Navigate back to the ECS console, and click on the product-service. We shall see one task is running healthy.

If everything is configured correctly, we should see the Spring Boot application started successfully in CloudWatch logs.

Step 8: Configure Auto Scaling

Additionally, we’ll notice only one task running in ECS, as we set the desired task count to 1. In this step, we’ll configure the auto-scaling group to automatically scale up when the request load increases.

Navigate to the product-service in the ECS console, click on Update service. Next, enable the auto-scaling feature by checking the option to enable service auto-scaling.

Specify the minimum number of tasks (e.g., 1) to ensure there is always at least one instance running. Then, we set the maximum number of tasks (e.g., 3 or more) to limit how many instances can run based on demand.

Select ALBRequestCountPerTarget as the metric to monitor. This metric tracks the number of requests per target in your load balancer. Set the scaling policy to increase the number of tasks when the request count exceeds a certain threshold.

For example, we might choose to scale up when the request count exceeds 5 requests per target over a 30-second period. In this case, when the request count reaches 5 within a 30-second window, ECS will automatically scale out the containers to handle the increased load.

Once all settings are configured, review our choices and click Save to apply the auto-scaling configuration.

Try to hit the ALB URL multiple times, this will help trigger the scaling conditions we’ve set. After initiating the requests, go to the CloudWatch console. We should see the alarm triggering as the request count meets the specified threshold.
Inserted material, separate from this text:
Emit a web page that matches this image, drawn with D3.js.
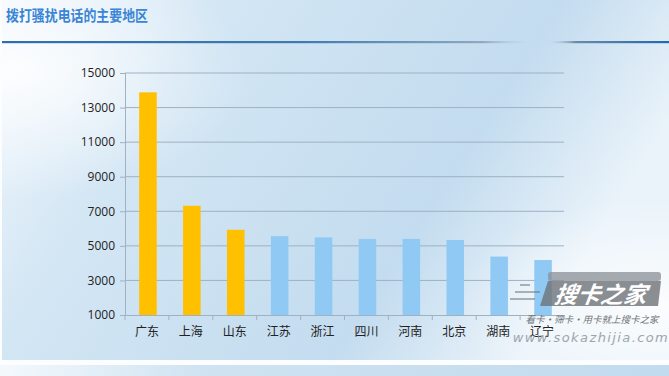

Navigate to the ECS console and check the service dashboard. We should observe that the service has automatically launched another task in response to the increased load.

Conclusion

Deploying Spring Boot microservices on AWS ECS using Fargate offers a robust, scalable solution for modern application architectures. Throughout this guide, we have walked through the essential steps, from setting up the environment to configuring services and implementing auto-scaling.